» **Data**:
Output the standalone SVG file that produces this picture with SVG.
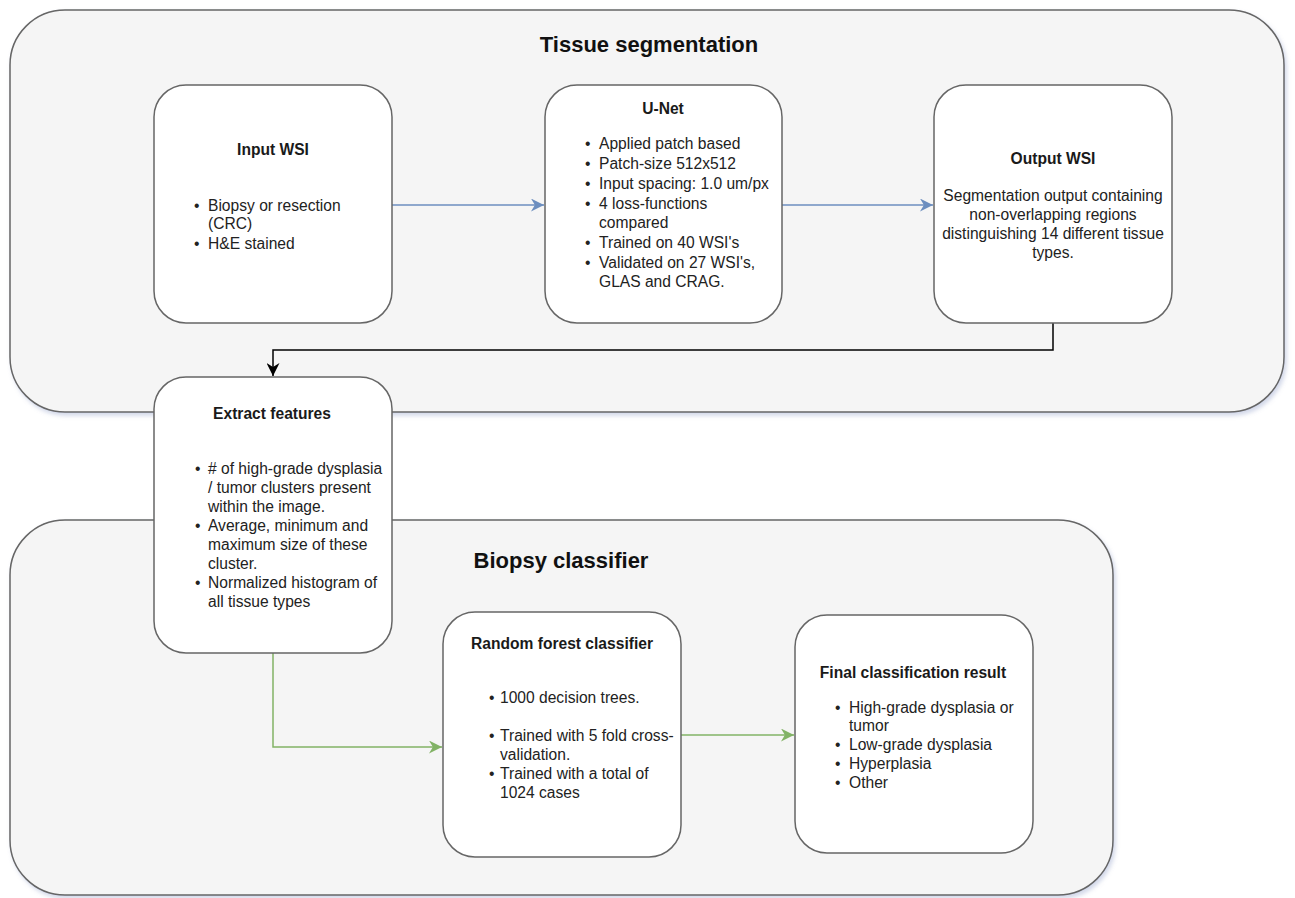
<svg xmlns="http://www.w3.org/2000/svg" width="1295" height="898" viewBox="0 0 1295 898">
<defs>
<style>
.cont{fill:#f5f5f5;stroke:#666;stroke-width:1.5}
.node{fill:#fff;stroke:#666;stroke-width:1.5}
.h1{font-family:"Liberation Sans",Arial,sans-serif;font-size:22px;font-weight:bold;fill:#111;text-anchor:middle}
.h2{font-family:"Liberation Sans",Arial,sans-serif;font-size:15.6px;font-weight:bold;fill:#1a1a1a;text-anchor:middle}
.t{font-family:"Liberation Sans",Arial,sans-serif;font-size:15.6px;fill:#222}
.c{text-anchor:middle}
.blue{fill:none;stroke:#6c8ebf;stroke-width:1.5}
.green{fill:none;stroke:#82b366;stroke-width:1.5}
.black{fill:none;stroke:#000;stroke-width:1.5}
</style>
<filter id="sh" x="-5%" y="-5%" width="110%" height="115%">
<feGaussianBlur in="SourceAlpha" stdDeviation="2"/>
<feOffset dx="2" dy="3" result="b"/>
<feFlood flood-color="#8090c0" flood-opacity="0.35"/>
<feComposite in2="b" operator="in"/>
<feMerge><feMergeNode/><feMergeNode in="SourceGraphic"/></feMerge>
</filter>
<marker id="ab" viewBox="0 0 10 10" refX="10" refY="5" markerWidth="13" markerHeight="13" markerUnits="userSpaceOnUse" orient="auto"><path d="M0,0 L10,5 L0,10 L3,5 Z" fill="#6c8ebf"/></marker>
<marker id="ag" viewBox="0 0 10 10" refX="10" refY="5" markerWidth="13" markerHeight="13" markerUnits="userSpaceOnUse" orient="auto"><path d="M0,0 L10,5 L0,10 L3,5 Z" fill="#82b366"/></marker>
<marker id="ak" viewBox="0 0 10 10" refX="10" refY="5" markerWidth="13" markerHeight="13" markerUnits="userSpaceOnUse" orient="auto"><path d="M0,0 L10,5 L0,10 L3,5 Z" fill="#000"/></marker>
</defs>
<rect width="1295" height="898" fill="#fff"/>

<g id="tissue-segmentation">
<rect class="cont" x="10" y="10" width="1274" height="402" rx="55" filter="url(#sh)"/>
<text class="h1" x="649" y="52">Tissue segmentation</text>
</g>
<g id="biopsy-classifier">
<rect class="cont" x="10" y="520" width="1103" height="375" rx="55" filter="url(#sh)"/>
<text class="h1" x="561" y="568">Biopsy classifier</text>
</g>

<g id="connectors">
<path class="blue" d="M392,205 H544" marker-end="url(#ab)"/>
<path class="blue" d="M782,205 H933" marker-end="url(#ab)"/>
<path class="black" d="M1053,323 V350 H273 V376" marker-end="url(#ak)"/>
<path class="green" d="M273,653 V747 H442" marker-end="url(#ag)"/>
<path class="green" d="M681,735 H794" marker-end="url(#ag)"/>
</g>

<g id="input-wsi">
<rect class="node" x="154" y="85" width="238" height="238" rx="32"/>
<text class="h2" x="273" y="155">Input WSI</text>
<text class="t"><tspan x="194" y="210.5">•</tspan><tspan x="208" y="210.5">Biopsy or resection</tspan><tspan x="208" y="229">(CRC)</tspan><tspan x="194" y="249">•</tspan><tspan x="208" y="249">H&amp;E stained</tspan></text>
</g>

<g id="u-net">
<rect class="node" x="545" y="85" width="237" height="238" rx="32"/>
<text class="h2" x="663" y="113.5">U-Net</text>
<text class="t"><tspan x="585" y="148.5">•</tspan><tspan x="599" y="148.5">Applied patch based</tspan><tspan x="585" y="168.5">•</tspan><tspan x="599" y="168.5">Patch-size 512x512</tspan><tspan x="585" y="188.5">•</tspan><tspan x="599" y="188.5">Input spacing: 1.0 um/px</tspan><tspan x="585" y="208.5">•</tspan><tspan x="599" y="208.5">4 loss-functions</tspan><tspan x="599" y="227.5">compared</tspan><tspan x="585" y="247.5">•</tspan><tspan x="599" y="247.5">Trained on 40 WSI's</tspan><tspan x="585" y="267.5">•</tspan><tspan x="599" y="267.5">Validated on 27 WSI's,</tspan><tspan x="599" y="286.5">GLAS and CRAG.</tspan></text>
</g>

<g id="output-wsi">
<rect class="node" x="934" y="85" width="238" height="238" rx="32"/>
<text class="h2" x="1053" y="163.5">Output WSI</text>
<text class="t c"><tspan x="1053" y="200.5">Segmentation output containing</tspan><tspan x="1053" y="219.5">non-overlapping regions</tspan><tspan x="1053" y="238.5">distinguishing 14 different tissue</tspan><tspan x="1053" y="257.5">types.</tspan></text>
</g>

<g id="extract-features">
<rect class="node" x="154" y="377" width="238" height="276" rx="32"/>
<text class="h2" x="272" y="418.5">Extract features</text>
<text class="t"><tspan x="195" y="473.5">•</tspan><tspan x="208" y="473.5"># of high-grade dysplasia</tspan><tspan x="208" y="492.5">/ tumor clusters present</tspan><tspan x="208" y="511.5">within the image.</tspan><tspan x="195" y="530.5">•</tspan><tspan x="208" y="530.5">Average, minimum and</tspan><tspan x="208" y="549.5">maximum size of these</tspan><tspan x="208" y="568.5">cluster.</tspan><tspan x="195" y="587.5">•</tspan><tspan x="208" y="587.5">Normalized histogram of</tspan><tspan x="208" y="606.5">all tissue types</tspan></text>
</g>

<g id="random-forest">
<rect class="node" x="443" y="612" width="238" height="245" rx="32"/>
<text class="h2" x="562" y="648.5">Random forest classifier</text>
<text class="t"><tspan x="489" y="702.5">•</tspan><tspan x="500" y="702.5">1000 decision trees.</tspan><tspan x="489" y="740.5">•</tspan><tspan x="500" y="740.5">Trained with 5 fold cross-</tspan><tspan x="500" y="759.5">validation.</tspan><tspan x="489" y="778.5">•</tspan><tspan x="500" y="778.5">Trained with a total of</tspan><tspan x="500" y="797.5">1024 cases</tspan></text>
</g>

<g id="final-classification">
<rect class="node" x="795" y="615" width="238" height="238" rx="32"/>
<text class="h2" x="913" y="677.5">Final classification result</text>
<text class="t"><tspan x="835" y="712.5">•</tspan><tspan x="849" y="712.5">High-grade dysplasia or</tspan><tspan x="849" y="731">tumor</tspan><tspan x="835" y="750">•</tspan><tspan x="849" y="750">Low-grade dysplasia</tspan><tspan x="835" y="769">•</tspan><tspan x="849" y="769">Hyperplasia</tspan><tspan x="835" y="788">•</tspan><tspan x="849" y="788">Other</tspan></text>
</g>
</svg>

» **Exercise brief**:
Your task is to repeat the data above exactly while excluding the pictures.

» **Written answer**:
Output the standalone SVG file that produces this picture with SVG.
<svg xmlns="http://www.w3.org/2000/svg" width="1295" height="898" viewBox="0 0 1295 898">
<defs>
<style>
.cont{fill:#f5f5f5;stroke:#666;stroke-width:1.5}
.node{fill:#fff;stroke:#666;stroke-width:1.5}
.h1{font-family:"Liberation Sans",Arial,sans-serif;font-size:22px;font-weight:bold;fill:#111;text-anchor:middle}
.h2{font-family:"Liberation Sans",Arial,sans-serif;font-size:15.6px;font-weight:bold;fill:#1a1a1a;text-anchor:middle}
.t{font-family:"Liberation Sans",Arial,sans-serif;font-size:15.6px;fill:#222}
.c{text-anchor:middle}
.blue{fill:none;stroke:#6c8ebf;stroke-width:1.5}
.green{fill:none;stroke:#82b366;stroke-width:1.5}
.black{fill:none;stroke:#000;stroke-width:1.5}
</style>
<filter id="sh" x="-5%" y="-5%" width="110%" height="115%">
<feGaussianBlur in="SourceAlpha" stdDeviation="2"/>
<feOffset dx="2" dy="3" result="b"/>
<feFlood flood-color="#8090c0" flood-opacity="0.35"/>
<feComposite in2="b" operator="in"/>
<feMerge><feMergeNode/><feMergeNode in="SourceGraphic"/></feMerge>
</filter>
<marker id="ab" viewBox="0 0 10 10" refX="10" refY="5" markerWidth="13" markerHeight="13" markerUnits="userSpaceOnUse" orient="auto"><path d="M0,0 L10,5 L0,10 L3,5 Z" fill="#6c8ebf"/></marker>
<marker id="ag" viewBox="0 0 10 10" refX="10" refY="5" markerWidth="13" markerHeight="13" markerUnits="userSpaceOnUse" orient="auto"><path d="M0,0 L10,5 L0,10 L3,5 Z" fill="#82b366"/></marker>
<marker id="ak" viewBox="0 0 10 10" refX="10" refY="5" markerWidth="13" markerHeight="13" markerUnits="userSpaceOnUse" orient="auto"><path d="M0,0 L10,5 L0,10 L3,5 Z" fill="#000"/></marker>
</defs>
<rect width="1295" height="898" fill="#fff"/>

<g id="tissue-segmentation">
<rect class="cont" x="10" y="10" width="1274" height="402" rx="55" filter="url(#sh)"/>
<text class="h1" x="649" y="52">Tissue segmentation</text>
</g>
<g id="biopsy-classifier">
<rect class="cont" x="10" y="520" width="1103" height="375" rx="55" filter="url(#sh)"/>
<text class="h1" x="561" y="568">Biopsy classifier</text>
</g>

<g id="connectors">
<path class="blue" d="M392,205 H544" marker-end="url(#ab)"/>
<path class="blue" d="M782,205 H933" marker-end="url(#ab)"/>
<path class="black" d="M1053,323 V350 H273 V376" marker-end="url(#ak)"/>
<path class="green" d="M273,653 V747 H442" marker-end="url(#ag)"/>
<path class="green" d="M681,735 H794" marker-end="url(#ag)"/>
</g>

<g id="input-wsi">
<rect class="node" x="154" y="85" width="238" height="238" rx="32"/>
<text class="h2" x="273" y="155">Input WSI</text>
<text class="t"><tspan x="194" y="210.5">•</tspan><tspan x="208" y="210.5">Biopsy or resection</tspan><tspan x="208" y="229">(CRC)</tspan><tspan x="194" y="249">•</tspan><tspan x="208" y="249">H&amp;E stained</tspan></text>
</g>

<g id="u-net">
<rect class="node" x="545" y="85" width="237" height="238" rx="32"/>
<text class="h2" x="663" y="113.5">U-Net</text>
<text class="t"><tspan x="585" y="148.5">•</tspan><tspan x="599" y="148.5">Applied patch based</tspan><tspan x="585" y="168.5">•</tspan><tspan x="599" y="168.5">Patch-size 512x512</tspan><tspan x="585" y="188.5">•</tspan><tspan x="599" y="188.5">Input spacing: 1.0 um/px</tspan><tspan x="585" y="208.5">•</tspan><tspan x="599" y="208.5">4 loss-functions</tspan><tspan x="599" y="227.5">compared</tspan><tspan x="585" y="247.5">•</tspan><tspan x="599" y="247.5">Trained on 40 WSI's</tspan><tspan x="585" y="267.5">•</tspan><tspan x="599" y="267.5">Validated on 27 WSI's,</tspan><tspan x="599" y="286.5">GLAS and CRAG.</tspan></text>
</g>

<g id="output-wsi">
<rect class="node" x="934" y="85" width="238" height="238" rx="32"/>
<text class="h2" x="1053" y="163.5">Output WSI</text>
<text class="t c"><tspan x="1053" y="200.5">Segmentation output containing</tspan><tspan x="1053" y="219.5">non-overlapping regions</tspan><tspan x="1053" y="238.5">distinguishing 14 different tissue</tspan><tspan x="1053" y="257.5">types.</tspan></text>
</g>

<g id="extract-features">
<rect class="node" x="154" y="377" width="238" height="276" rx="32"/>
<text class="h2" x="272" y="418.5">Extract features</text>
<text class="t"><tspan x="195" y="473.5">•</tspan><tspan x="208" y="473.5"># of high-grade dysplasia</tspan><tspan x="208" y="492.5">/ tumor clusters present</tspan><tspan x="208" y="511.5">within the image.</tspan><tspan x="195" y="530.5">•</tspan><tspan x="208" y="530.5">Average, minimum and</tspan><tspan x="208" y="549.5">maximum size of these</tspan><tspan x="208" y="568.5">cluster.</tspan><tspan x="195" y="587.5">•</tspan><tspan x="208" y="587.5">Normalized histogram of</tspan><tspan x="208" y="606.5">all tissue types</tspan></text>
</g>

<g id="random-forest">
<rect class="node" x="443" y="612" width="238" height="245" rx="32"/>
<text class="h2" x="562" y="648.5">Random forest classifier</text>
<text class="t"><tspan x="489" y="702.5">•</tspan><tspan x="500" y="702.5">1000 decision trees.</tspan><tspan x="489" y="740.5">•</tspan><tspan x="500" y="740.5">Trained with 5 fold cross-</tspan><tspan x="500" y="759.5">validation.</tspan><tspan x="489" y="778.5">•</tspan><tspan x="500" y="778.5">Trained with a total of</tspan><tspan x="500" y="797.5">1024 cases</tspan></text>
</g>

<g id="final-classification">
<rect class="node" x="795" y="615" width="238" height="238" rx="32"/>
<text class="h2" x="913" y="677.5">Final classification result</text>
<text class="t"><tspan x="835" y="712.5">•</tspan><tspan x="849" y="712.5">High-grade dysplasia or</tspan><tspan x="849" y="731">tumor</tspan><tspan x="835" y="750">•</tspan><tspan x="849" y="750">Low-grade dysplasia</tspan><tspan x="835" y="769">•</tspan><tspan x="849" y="769">Hyperplasia</tspan><tspan x="835" y="788">•</tspan><tspan x="849" y="788">Other</tspan></text>
</g>
</svg>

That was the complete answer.